> Task requirements:
Copy out the material below in full, but not its images.

> Material provided:

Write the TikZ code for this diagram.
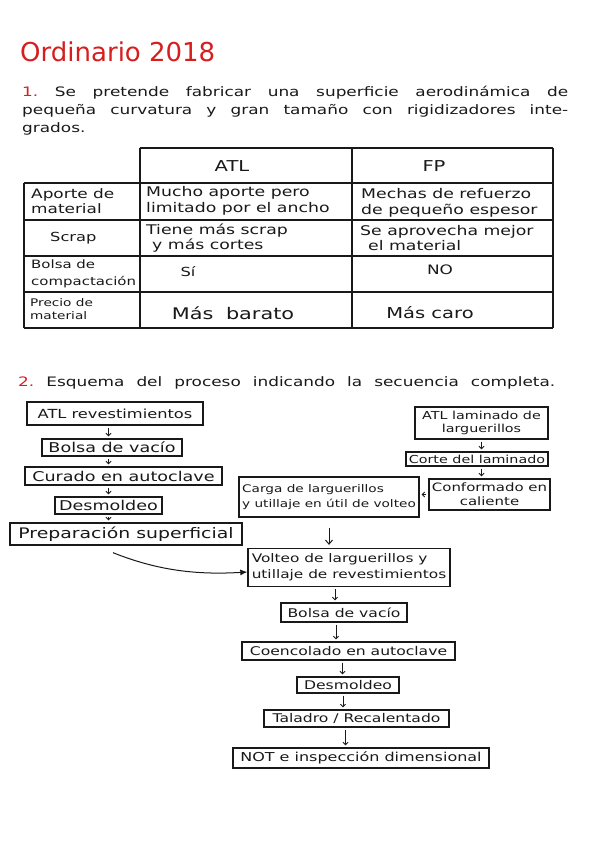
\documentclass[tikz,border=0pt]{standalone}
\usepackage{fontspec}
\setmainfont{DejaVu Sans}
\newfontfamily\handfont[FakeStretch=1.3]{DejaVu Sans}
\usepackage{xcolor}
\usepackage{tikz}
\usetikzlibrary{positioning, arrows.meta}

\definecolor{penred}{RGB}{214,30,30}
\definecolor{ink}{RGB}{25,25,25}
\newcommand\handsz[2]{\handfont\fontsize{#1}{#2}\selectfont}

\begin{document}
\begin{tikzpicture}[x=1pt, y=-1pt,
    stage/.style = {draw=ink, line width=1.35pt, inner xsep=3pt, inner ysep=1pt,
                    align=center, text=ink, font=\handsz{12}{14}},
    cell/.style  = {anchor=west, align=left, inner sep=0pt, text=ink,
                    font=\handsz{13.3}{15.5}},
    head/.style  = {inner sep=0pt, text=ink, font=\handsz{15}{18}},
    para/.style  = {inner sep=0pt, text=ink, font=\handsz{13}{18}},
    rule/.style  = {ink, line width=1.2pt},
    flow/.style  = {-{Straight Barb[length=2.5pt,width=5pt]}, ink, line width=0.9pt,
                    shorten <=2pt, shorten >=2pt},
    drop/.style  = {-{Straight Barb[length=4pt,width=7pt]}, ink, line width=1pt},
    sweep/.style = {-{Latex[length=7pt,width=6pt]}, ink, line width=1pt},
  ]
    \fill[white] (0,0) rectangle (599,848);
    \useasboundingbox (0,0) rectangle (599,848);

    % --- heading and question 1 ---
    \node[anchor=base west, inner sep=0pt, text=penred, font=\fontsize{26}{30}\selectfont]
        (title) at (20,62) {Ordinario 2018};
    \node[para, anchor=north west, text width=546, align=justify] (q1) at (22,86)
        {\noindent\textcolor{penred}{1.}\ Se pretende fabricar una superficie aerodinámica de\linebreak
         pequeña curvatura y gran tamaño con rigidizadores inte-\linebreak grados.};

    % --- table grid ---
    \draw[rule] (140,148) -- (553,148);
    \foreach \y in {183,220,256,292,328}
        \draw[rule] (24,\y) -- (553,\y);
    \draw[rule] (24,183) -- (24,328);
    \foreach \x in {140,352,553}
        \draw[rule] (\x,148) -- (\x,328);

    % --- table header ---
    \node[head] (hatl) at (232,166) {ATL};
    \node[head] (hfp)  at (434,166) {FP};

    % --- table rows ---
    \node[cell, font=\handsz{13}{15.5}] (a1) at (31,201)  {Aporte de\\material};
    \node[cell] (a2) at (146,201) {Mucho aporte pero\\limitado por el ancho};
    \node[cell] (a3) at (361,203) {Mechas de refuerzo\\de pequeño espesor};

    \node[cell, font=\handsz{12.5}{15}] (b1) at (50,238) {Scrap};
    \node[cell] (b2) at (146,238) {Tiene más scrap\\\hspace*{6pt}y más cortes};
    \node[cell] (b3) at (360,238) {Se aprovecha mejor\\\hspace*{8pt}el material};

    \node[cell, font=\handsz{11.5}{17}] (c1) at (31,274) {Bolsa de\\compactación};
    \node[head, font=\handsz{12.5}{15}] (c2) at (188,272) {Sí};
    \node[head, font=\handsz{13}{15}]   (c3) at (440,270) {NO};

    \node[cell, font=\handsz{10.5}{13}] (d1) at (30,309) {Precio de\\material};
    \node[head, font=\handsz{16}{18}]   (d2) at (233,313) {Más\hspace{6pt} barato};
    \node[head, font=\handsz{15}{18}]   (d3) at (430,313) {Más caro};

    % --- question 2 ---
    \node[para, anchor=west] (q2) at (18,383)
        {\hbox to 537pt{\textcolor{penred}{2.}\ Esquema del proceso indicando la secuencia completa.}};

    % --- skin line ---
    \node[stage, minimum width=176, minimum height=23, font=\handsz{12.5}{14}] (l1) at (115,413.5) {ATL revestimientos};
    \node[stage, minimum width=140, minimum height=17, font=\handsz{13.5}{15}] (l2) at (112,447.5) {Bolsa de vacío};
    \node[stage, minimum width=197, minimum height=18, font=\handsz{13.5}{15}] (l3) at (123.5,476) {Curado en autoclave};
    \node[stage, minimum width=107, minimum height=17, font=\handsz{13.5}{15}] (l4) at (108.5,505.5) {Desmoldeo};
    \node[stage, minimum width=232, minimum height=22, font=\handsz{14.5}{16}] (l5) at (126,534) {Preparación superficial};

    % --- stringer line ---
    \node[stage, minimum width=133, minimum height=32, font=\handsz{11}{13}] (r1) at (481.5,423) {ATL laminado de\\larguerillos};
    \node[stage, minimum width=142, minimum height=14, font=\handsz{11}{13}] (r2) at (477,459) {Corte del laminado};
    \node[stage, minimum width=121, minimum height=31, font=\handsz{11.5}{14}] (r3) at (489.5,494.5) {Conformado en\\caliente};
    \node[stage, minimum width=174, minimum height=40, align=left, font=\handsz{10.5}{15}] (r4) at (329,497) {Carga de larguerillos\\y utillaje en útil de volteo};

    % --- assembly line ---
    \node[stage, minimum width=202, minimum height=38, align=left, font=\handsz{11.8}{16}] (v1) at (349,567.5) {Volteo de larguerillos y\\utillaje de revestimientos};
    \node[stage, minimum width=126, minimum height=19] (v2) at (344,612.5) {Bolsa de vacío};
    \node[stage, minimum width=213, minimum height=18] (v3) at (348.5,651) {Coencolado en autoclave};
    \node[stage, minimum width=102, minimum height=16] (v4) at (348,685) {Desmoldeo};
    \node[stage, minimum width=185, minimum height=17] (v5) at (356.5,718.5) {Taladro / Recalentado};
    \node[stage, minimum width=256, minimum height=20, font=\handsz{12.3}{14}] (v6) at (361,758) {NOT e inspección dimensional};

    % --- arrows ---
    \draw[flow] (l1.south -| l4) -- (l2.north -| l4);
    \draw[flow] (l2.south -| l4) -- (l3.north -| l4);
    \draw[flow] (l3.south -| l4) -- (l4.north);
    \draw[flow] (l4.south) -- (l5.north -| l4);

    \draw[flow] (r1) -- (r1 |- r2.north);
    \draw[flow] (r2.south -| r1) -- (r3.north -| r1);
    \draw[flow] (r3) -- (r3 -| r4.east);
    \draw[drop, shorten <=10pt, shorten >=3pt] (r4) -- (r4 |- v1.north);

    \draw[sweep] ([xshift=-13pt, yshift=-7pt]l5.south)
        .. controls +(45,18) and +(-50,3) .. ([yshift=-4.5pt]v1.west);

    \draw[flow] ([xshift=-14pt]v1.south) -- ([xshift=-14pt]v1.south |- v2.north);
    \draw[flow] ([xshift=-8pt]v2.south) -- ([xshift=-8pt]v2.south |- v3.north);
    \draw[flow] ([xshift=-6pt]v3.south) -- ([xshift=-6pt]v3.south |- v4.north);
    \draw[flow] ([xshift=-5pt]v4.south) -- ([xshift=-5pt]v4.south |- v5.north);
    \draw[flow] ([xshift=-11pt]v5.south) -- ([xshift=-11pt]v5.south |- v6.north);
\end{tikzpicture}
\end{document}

> Solution to this exercise:
Write the TikZ code for this diagram.
\documentclass[tikz,border=0pt]{standalone}
\usepackage{fontspec}
\setmainfont{DejaVu Sans}
\newfontfamily\handfont[FakeStretch=1.3]{DejaVu Sans}
\usepackage{xcolor}
\usepackage{tikz}
\usetikzlibrary{positioning, arrows.meta}

\definecolor{penred}{RGB}{214,30,30}
\definecolor{ink}{RGB}{25,25,25}
\newcommand\handsz[2]{\handfont\fontsize{#1}{#2}\selectfont}

\begin{document}
\begin{tikzpicture}[x=1pt, y=-1pt,
    stage/.style = {draw=ink, line width=1.35pt, inner xsep=3pt, inner ysep=1pt,
                    align=center, text=ink, font=\handsz{12}{14}},
    cell/.style  = {anchor=west, align=left, inner sep=0pt, text=ink,
                    font=\handsz{13.3}{15.5}},
    head/.style  = {inner sep=0pt, text=ink, font=\handsz{15}{18}},
    para/.style  = {inner sep=0pt, text=ink, font=\handsz{13}{18}},
    rule/.style  = {ink, line width=1.2pt},
    flow/.style  = {-{Straight Barb[length=2.5pt,width=5pt]}, ink, line width=0.9pt,
                    shorten <=2pt, shorten >=2pt},
    drop/.style  = {-{Straight Barb[length=4pt,width=7pt]}, ink, line width=1pt},
    sweep/.style = {-{Latex[length=7pt,width=6pt]}, ink, line width=1pt},
  ]
    \fill[white] (0,0) rectangle (599,848);
    \useasboundingbox (0,0) rectangle (599,848);

    % --- heading and question 1 ---
    \node[anchor=base west, inner sep=0pt, text=penred, font=\fontsize{26}{30}\selectfont]
        (title) at (20,62) {Ordinario 2018};
    \node[para, anchor=north west, text width=546, align=justify] (q1) at (22,86)
        {\noindent\textcolor{penred}{1.}\ Se pretende fabricar una superficie aerodinámica de\linebreak
         pequeña curvatura y gran tamaño con rigidizadores inte-\linebreak grados.};

    % --- table grid ---
    \draw[rule] (140,148) -- (553,148);
    \foreach \y in {183,220,256,292,328}
        \draw[rule] (24,\y) -- (553,\y);
    \draw[rule] (24,183) -- (24,328);
    \foreach \x in {140,352,553}
        \draw[rule] (\x,148) -- (\x,328);

    % --- table header ---
    \node[head] (hatl) at (232,166) {ATL};
    \node[head] (hfp)  at (434,166) {FP};

    % --- table rows ---
    \node[cell, font=\handsz{13}{15.5}] (a1) at (31,201)  {Aporte de\\material};
    \node[cell] (a2) at (146,201) {Mucho aporte pero\\limitado por el ancho};
    \node[cell] (a3) at (361,203) {Mechas de refuerzo\\de pequeño espesor};

    \node[cell, font=\handsz{12.5}{15}] (b1) at (50,238) {Scrap};
    \node[cell] (b2) at (146,238) {Tiene más scrap\\\hspace*{6pt}y más cortes};
    \node[cell] (b3) at (360,238) {Se aprovecha mejor\\\hspace*{8pt}el material};

    \node[cell, font=\handsz{11.5}{17}] (c1) at (31,274) {Bolsa de\\compactación};
    \node[head, font=\handsz{12.5}{15}] (c2) at (188,272) {Sí};
    \node[head, font=\handsz{13}{15}]   (c3) at (440,270) {NO};

    \node[cell, font=\handsz{10.5}{13}] (d1) at (30,309) {Precio de\\material};
    \node[head, font=\handsz{16}{18}]   (d2) at (233,313) {Más\hspace{6pt} barato};
    \node[head, font=\handsz{15}{18}]   (d3) at (430,313) {Más caro};

    % --- question 2 ---
    \node[para, anchor=west] (q2) at (18,383)
        {\hbox to 537pt{\textcolor{penred}{2.}\ Esquema del proceso indicando la secuencia completa.}};

    % --- skin line ---
    \node[stage, minimum width=176, minimum height=23, font=\handsz{12.5}{14}] (l1) at (115,413.5) {ATL revestimientos};
    \node[stage, minimum width=140, minimum height=17, font=\handsz{13.5}{15}] (l2) at (112,447.5) {Bolsa de vacío};
    \node[stage, minimum width=197, minimum height=18, font=\handsz{13.5}{15}] (l3) at (123.5,476) {Curado en autoclave};
    \node[stage, minimum width=107, minimum height=17, font=\handsz{13.5}{15}] (l4) at (108.5,505.5) {Desmoldeo};
    \node[stage, minimum width=232, minimum height=22, font=\handsz{14.5}{16}] (l5) at (126,534) {Preparación superficial};

    % --- stringer line ---
    \node[stage, minimum width=133, minimum height=32, font=\handsz{11}{13}] (r1) at (481.5,423) {ATL laminado de\\larguerillos};
    \node[stage, minimum width=142, minimum height=14, font=\handsz{11}{13}] (r2) at (477,459) {Corte del laminado};
    \node[stage, minimum width=121, minimum height=31, font=\handsz{11.5}{14}] (r3) at (489.5,494.5) {Conformado en\\caliente};
    \node[stage, minimum width=174, minimum height=40, align=left, font=\handsz{10.5}{15}] (r4) at (329,497) {Carga de larguerillos\\y utillaje en útil de volteo};

    % --- assembly line ---
    \node[stage, minimum width=202, minimum height=38, align=left, font=\handsz{11.8}{16}] (v1) at (349,567.5) {Volteo de larguerillos y\\utillaje de revestimientos};
    \node[stage, minimum width=126, minimum height=19] (v2) at (344,612.5) {Bolsa de vacío};
    \node[stage, minimum width=213, minimum height=18] (v3) at (348.5,651) {Coencolado en autoclave};
    \node[stage, minimum width=102, minimum height=16] (v4) at (348,685) {Desmoldeo};
    \node[stage, minimum width=185, minimum height=17] (v5) at (356.5,718.5) {Taladro / Recalentado};
    \node[stage, minimum width=256, minimum height=20, font=\handsz{12.3}{14}] (v6) at (361,758) {NOT e inspección dimensional};

    % --- arrows ---
    \draw[flow] (l1.south -| l4) -- (l2.north -| l4);
    \draw[flow] (l2.south -| l4) -- (l3.north -| l4);
    \draw[flow] (l3.south -| l4) -- (l4.north);
    \draw[flow] (l4.south) -- (l5.north -| l4);

    \draw[flow] (r1) -- (r1 |- r2.north);
    \draw[flow] (r2.south -| r1) -- (r3.north -| r1);
    \draw[flow] (r3) -- (r3 -| r4.east);
    \draw[drop, shorten <=10pt, shorten >=3pt] (r4) -- (r4 |- v1.north);

    \draw[sweep] ([xshift=-13pt, yshift=-7pt]l5.south)
        .. controls +(45,18) and +(-50,3) .. ([yshift=-4.5pt]v1.west);

    \draw[flow] ([xshift=-14pt]v1.south) -- ([xshift=-14pt]v1.south |- v2.north);
    \draw[flow] ([xshift=-8pt]v2.south) -- ([xshift=-8pt]v2.south |- v3.north);
    \draw[flow] ([xshift=-6pt]v3.south) -- ([xshift=-6pt]v3.south |- v4.north);
    \draw[flow] ([xshift=-5pt]v4.south) -- ([xshift=-5pt]v4.south |- v5.north);
    \draw[flow] ([xshift=-11pt]v5.south) -- ([xshift=-11pt]v5.south |- v6.north);
\end{tikzpicture}
\end{document}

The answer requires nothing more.